The heads of the Israeli army have worked to thwart any plan other than what I said above. Before October 7, they told the Bennett government that going after Sinwar would be too risky. The lack of response on October 7 was because they didn’t want Netanyahu to start a war (Ronen Bar has said this). I asked a Member of Knesset at an open house why the government announced a complete blockade at the start of the war – water, food, fuel and electricity – only to immediately reverse course and allow all those things? They had to know the Biden administration would object before they said it. He said the government expected it would be done but “internal pressure” prevented it. In other words, the army brass refused to do it. See this video: IU SPECIAL: HOW ISRAEL CAN WIN IN GAZA
Joy To The World, Abu Shabab Has Come
Enter Yasser Abu Shabab, a Gazan Bedouin who is the secular Mashiach of the Israeli left. He has formed a militia in Israeli-controlled Rafiach (Rafah) and positions himself between the new food distribution system (done by Americans) and Hamas to protect the aid from Hamas. He is neither PLO, nor Hamas, nor aligned with any of the existing terror gangs. That’s better than having been born of a virgin in the twisted plan of what is considered the “center” in this country.
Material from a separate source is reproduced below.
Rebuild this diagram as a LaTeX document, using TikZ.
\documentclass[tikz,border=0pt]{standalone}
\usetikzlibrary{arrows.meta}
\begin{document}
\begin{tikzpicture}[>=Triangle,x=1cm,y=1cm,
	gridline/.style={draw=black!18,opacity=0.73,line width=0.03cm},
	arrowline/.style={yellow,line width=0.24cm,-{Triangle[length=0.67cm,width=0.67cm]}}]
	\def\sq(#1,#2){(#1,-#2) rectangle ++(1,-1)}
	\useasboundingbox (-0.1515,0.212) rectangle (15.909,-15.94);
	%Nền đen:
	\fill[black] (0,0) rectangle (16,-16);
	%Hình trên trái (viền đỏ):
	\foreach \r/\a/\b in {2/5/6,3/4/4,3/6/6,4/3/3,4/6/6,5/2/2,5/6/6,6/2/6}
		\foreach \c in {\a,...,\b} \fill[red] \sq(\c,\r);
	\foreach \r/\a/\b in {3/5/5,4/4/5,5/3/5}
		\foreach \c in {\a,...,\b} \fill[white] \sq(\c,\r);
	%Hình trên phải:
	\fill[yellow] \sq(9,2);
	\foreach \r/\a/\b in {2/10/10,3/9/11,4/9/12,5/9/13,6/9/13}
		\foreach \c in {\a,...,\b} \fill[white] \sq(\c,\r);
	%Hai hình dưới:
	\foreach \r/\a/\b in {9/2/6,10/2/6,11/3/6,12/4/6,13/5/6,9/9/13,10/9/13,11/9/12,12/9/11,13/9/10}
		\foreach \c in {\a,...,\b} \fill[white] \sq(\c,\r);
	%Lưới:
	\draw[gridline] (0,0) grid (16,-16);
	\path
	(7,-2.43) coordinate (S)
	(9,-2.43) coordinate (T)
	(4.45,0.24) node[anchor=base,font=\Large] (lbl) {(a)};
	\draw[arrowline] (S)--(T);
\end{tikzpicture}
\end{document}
Avigdor Lieberman leaked that Israel gave him the arms, which Abu Shabab denies and the government decries. Of course I believe Lieberman. Why does Abu Shabab deny it and the government decry it? It would make him a “traitor” to “his people”. How so? Abu Shabab has not stated that he has a problem with the attack of October 7, nor will he. He has not stated that he doesn’t want to wipe Israel off the map, nor will he. The problem “his people” have with Hamas is that they’re losing and they don’t want to sacrifice just to lose. They believe in removing all the Jews. They believe everything was justified. This is the opinion of the vast majority of the Gazans.
We’re giving them weapons – as we gave them to the PLO for the same reason, and with the same plan – Abu Shabab will protect us from “his people” while allowing us to say “Look! We’re not ruling them.” We can all then extol the coexistence and go back to square one.